RotaryPosEncoding(d_model: int, base: int = 10000, seq_dim: int = 1, partial_rotary_factor: float = 1.0)

Unified RoPE supporting standard, Qwen, and NeoX variants.

Differences between variants are controlled by constructor args: - base: 10000 (standard/NeoX) or 1e6 (Qwen) - partial_rotary_factor: 1.0 (standard/Qwen) or <1.0 (NeoX)

QwenRotaryPosEncoding(d_model: int, base: int = 1000000, seq_dim: int = 1)

Bases: RotaryPosEncoding

Qwen RoPE (just RotaryPosEncoding with base=1e6).

NeoXRotaryPosEncoding(d_model: int, base: int = 10000, seq_dim: int = 1, partial_rotary_factor: float = 1.0)

Bases: RotaryPosEncoding

GPT-NeoX style RoPE with partial rotary dimensions.
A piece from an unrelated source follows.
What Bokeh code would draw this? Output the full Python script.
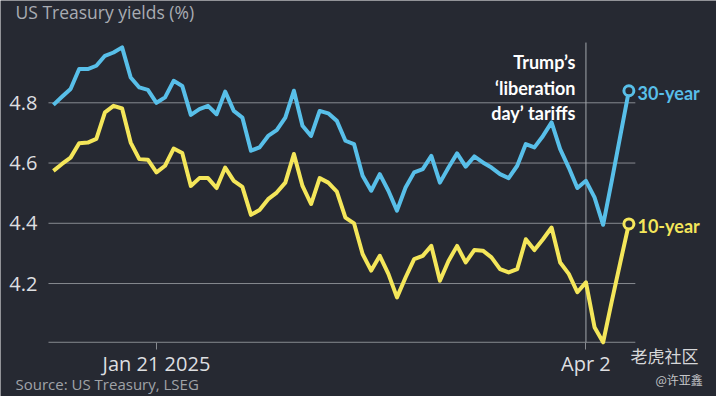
from bokeh.plotting import figure
from bokeh.models import Range1d, FixedTicker, Label
from bokeh.embed import file_html
from bokeh.resources import INLINE

# ---- data (trading-day index) ----
yield_30y = [4.793, 4.82, 4.846, 4.912, 4.912, 4.923, 4.956, 4.967, 4.984, 4.884,
             4.851, 4.843, 4.80, 4.818, 4.873, 4.856, 4.76, 4.779, 4.79, 4.762,
             4.837, 4.773, 4.751, 4.641, 4.652, 4.69, 4.709, 4.751, 4.84, 4.724,
             4.69, 4.773, 4.765, 4.74, 4.674, 4.663, 4.558, 4.508, 4.563, 4.508,
             4.442, 4.519, 4.569, 4.58, 4.624, 4.535, 4.585, 4.632, 4.588, 4.622,
             4.602, 4.585, 4.563, 4.55, 4.591, 4.663, 4.652, 4.69, 4.735, 4.646,
             4.585, 4.517, 4.541, 4.486, 4.395, 4.54, 4.69, 4.84]
yield_10y = [4.574, 4.597, 4.618, 4.666, 4.668, 4.68, 4.768, 4.79, 4.781, 4.668,
             4.613, 4.611, 4.569, 4.591, 4.648, 4.633, 4.524, 4.55, 4.55, 4.517,
             4.585, 4.541, 4.521, 4.428, 4.444, 4.48, 4.502, 4.535, 4.63, 4.524,
             4.464, 4.55, 4.535, 4.505, 4.419, 4.40, 4.298, 4.243, 4.292, 4.232,
             4.154, 4.22, 4.281, 4.292, 4.325, 4.209, 4.275, 4.325, 4.27, 4.311,
             4.309, 4.287, 4.248, 4.237, 4.248, 4.347, 4.311, 4.347, 4.386, 4.27,
             4.232, 4.171, 4.204, 4.055, 4.005, 4.14, 4.27, 4.398]
day_index = list(range(len(yield_30y)))
y_ticks = [4.2, 4.4, 4.6, 4.8]
x_tick_pos = [12, 62]
x_tick_labels = ["Jan 21 2025", "Apr 2"]
event_idx = 62
series_names = ["30-year", "10-year"]
title_text = "US Treasury yields (%)"
source_text = "Source: US Treasury, LSEG"
event_lines = ["Trump\u2019s", "\u2018liberation", "day\u2019 tariffs"]

BG = "#262932"
BLUE = "#58bfe9"
YELLOW = "#f4e65a"
GRID = "#878a90"
FONT = "Open Sans"
BOLD_FONT = "Lato"

# plot area edges (in data units) for grid / baseline / event line
X_LEFT, X_RIGHT = -0.57, 67.75
Y_BASE, Y_TOP = 4.005, 5.0

p = figure(width=716, height=396, output_backend="svg", toolbar_location=None,
           x_range=Range1d(-6.158, 77.2), y_range=Range1d(3.825, 5.1396),
           min_border_left=0, min_border_right=0, min_border_top=0,
           min_border_bottom=0, background_fill_color=BG, border_fill_color=BG,
           outline_line_color=None)

p.xgrid.visible = False
p.ygrid.visible = False

# y axis, drawn inside the frame at the plot's left edge
p.yaxis.fixed_location = X_LEFT
p.yaxis.ticker = FixedTicker(ticks=y_ticks)
p.yaxis.axis_line_color = None
p.yaxis.major_tick_line_color = None
p.yaxis.minor_tick_line_color = None
p.yaxis.major_label_standoff = 5
p.yaxis.major_label_text_font = FONT
p.yaxis.major_label_text_font_size = "20px"
p.yaxis.major_label_text_color = "#dedfe1"

# x axis, drawn at the baseline
p.xaxis.fixed_location = Y_BASE
p.xaxis.ticker = FixedTicker(ticks=x_tick_pos)
p.xaxis.major_label_overrides = {k: v for k, v in zip(x_tick_pos, x_tick_labels)}
p.xaxis.axis_line_color = None
p.xaxis.major_tick_line_color = GRID
p.xaxis.major_tick_out = 7
p.xaxis.major_tick_in = 0
p.xaxis.minor_tick_line_color = None
p.xaxis.major_label_standoff = 1
p.xaxis.major_label_text_font = FONT
p.xaxis.major_label_text_font_size = "20px"
p.xaxis.major_label_text_color = "#dedfe1"

# horizontal grid lines + baseline
p.segment(x0=[X_LEFT] * len(y_ticks), y0=y_ticks, x1=[X_RIGHT] * len(y_ticks),
          y1=y_ticks, line_color=GRID, line_width=1)
p.segment(x0=[X_LEFT], y0=[Y_BASE], x1=[X_RIGHT], y1=[Y_BASE],
          line_color=GRID, line_width=1)

# event line
p.segment(x0=[event_idx], y0=[Y_BASE], x1=[event_idx], y1=[Y_TOP],
          line_color="#a3a6ab", line_width=1)

# series
for ys, col in ((yield_30y, BLUE), (yield_10y, YELLOW)):
    p.line(day_index, ys, line_width=4, line_color=col, line_join="round")
    p.scatter([day_index[-1]], [ys[-1]], size=10, fill_color=BG, line_color=col,
              line_width=3)

# series labels
p.add_layout(Label(x=day_index[-1] + 1.0, y=yield_30y[-1] - 0.0075,
                   text=series_names[0], text_color=BLUE, text_font=BOLD_FONT,
                   text_font_size="18px", text_font_style="bold",
                   text_baseline="middle"))
p.add_layout(Label(x=day_index[-1] + 1.0, y=yield_10y[-1] - 0.006,
                   text=series_names[1], text_color=YELLOW, text_font=BOLD_FONT,
                   text_font_size="18px", text_font_style="bold",
                   text_baseline="middle"))

# event annotation
for txt, yv in zip(event_lines, [4.9364, 4.8501, 4.7671]):
    p.add_layout(Label(x=60.78, y=yv, text=txt, text_color="#ffffff",
                       text_font=BOLD_FONT, text_font_size="18px",
                       text_font_style="bold", text_align="right",
                       text_baseline="middle"))

# title and source
p.add_layout(Label(x=-4.41, y=5.1015, text=title_text, text_color="#a9acb2",
                   text_font=FONT, text_font_size="17.5px",
                   text_baseline="middle"))
p.add_layout(Label(x=-4.41, y=3.867, text=source_text, text_color="#a0a3a8",
                   text_font=FONT, text_font_size="15px",
                   text_baseline="middle"))

# watermark
p.add_layout(Label(x=67.18, y=3.961, text="老虎社区", text_color="#d6d7d9",
                   text_font="Noto Sans CJK SC", text_font_size="17px",
                   text_baseline="middle"))
p.add_layout(Label(x=70.1, y=3.882, text="@许亚鑫", text_color="#c4c5c8",
                   text_font="Noto Sans CJK SC", text_font_size="12px",
                   text_baseline="middle"))

open("out.html", "w").write(file_html(p, INLINE))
MRotaryPosEncoding(d_model: int, base: int = 10000, seq_dim: int = 1, partial_rotary_factor: float = 1.0, mrope_section: Optional[Sequence[int]] = None)

Bases: RotaryPosEncoding

RoPE with optional 3-channel (T, H, W) position ids.

Pass positions as (B, T) for text-only; as (3, B, T) for multimodal — the channels are interleaved per mrope_section.

RMSNorm

Bases: Module

Root-mean-square layer norm.

centered=True switches to the Qwen 3.5 / OLMo-2 convention: multiplier is 1 + weight with weight init at 0 (numerically still centered at 1, but lets HF checkpoints round-trip).

RMSNormGated

Bases: Module

RMSNorm with a multiplicative silu(gate) after the weight.

Used inside the gated-delta-net token mixer (Qwen 3.5 linear-attention layers). Weight is initialized to ones — matches HF Qwen3_5RMSNormGated.